Voor het behalen van het vereiste schrijfvaardigheidsniveau van leerlingen voelen alle docenten Nederlands in het voortgezet onderwijs zich verantwoordelijk. De verantwoordelijkheid uit zich op verschillende manieren, waarvan extra bijles of feedback geven voorbeelden zijn. Dit verschilt per docent.

5.3. De voorbereiding op schrijftaken in het hoger onderwijs

Docenten in het voortgezet onderwijs bereiden hun leerlingen op verschillende manieren voor op Nederlandstalige schrijfopdrachten in het hoger onderwijs. De resultaten tonen aan dat de ondervraagde docenten in deze studie vinden dat ze hun leerlingen vroegtijdig kennis laten maken met schrijfopdrachten uit het hoger onderwijs. Diverse schrijfopdrachten in het voortgezet onderwijs komen (deels) overeen met genres in het hoger onderwijs, zoals het profielwerkstuk in het eindexamenjaar en een onderzoeksverslag in het hoger onderwijs. Merx (2017) adviseert ook om leerlingen vroegtijdig te laten kennismaken met schrijfopdrachten uit het hoger onderwijs, omdat leerlingen dan alvast kunnen oefenen met vaardigheden die daar van hen verwacht worden. De vraag is echter in hoeverre deze docenten daarbij expliciet de nadruk leggen op het feit dat deze schrijftaken een voorbereiding vormen op het hoger onderwijs.

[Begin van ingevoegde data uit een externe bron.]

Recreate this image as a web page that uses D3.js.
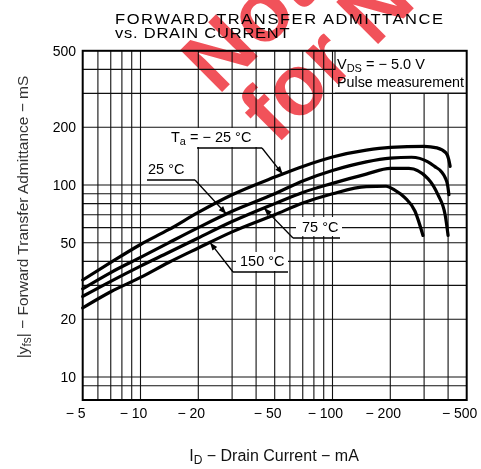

Daarnaast nemen de ondervraagde docenten veel verschillende maatregelen om de schrijfvaardigheid van leerlingen te verbeteren. De resultaten tonen aan dat de ondervraagden hun leerlingen feedback geven op schrijfopdrachten om zo hun schrijfvaardigheid te bevorderen. Vooral het geven van peer-feedback is populair onder de geïnterviewde docenten. Bovendien verduidelijken sommige leerkrachten het gewenste schrijfniveau door in hun materiaal de doorlopende leerlijnen van de Nederlandse Taalunie toe te passen. Tevens proberen de docenten schrijfopdrachten aantrekkelijker te maken. De docenten hopen zo dat leerlingen gemotiveerder raken en meer gaan schrijven. Dit zou de schrijfvaardigheid van leerlingen bevorderen. Een aantal ondervraagde leerkrachten geeft daarnaast aan dat ze het onderdeel schrijfvaardigheid integreren in andere onderdelen van het vak Nederlands.

Dit zijn de belangrijkste maatregelen voor het verbeteren van de schrijfvaardigheid van leerlingen. De lijst met maatregelen is echter langer. Deze maatregelen zullen verder worden uitgewerkt in de discussie. De hoeveelheid maatregelen laat zien dat docenten Nederlands het erg belangrijk vinden dat hun leerlingen een hoog schrijfvaardigheidsniveau verkrijgen, waarmee zij kunnen doorstromen naar het hoger onderwijs.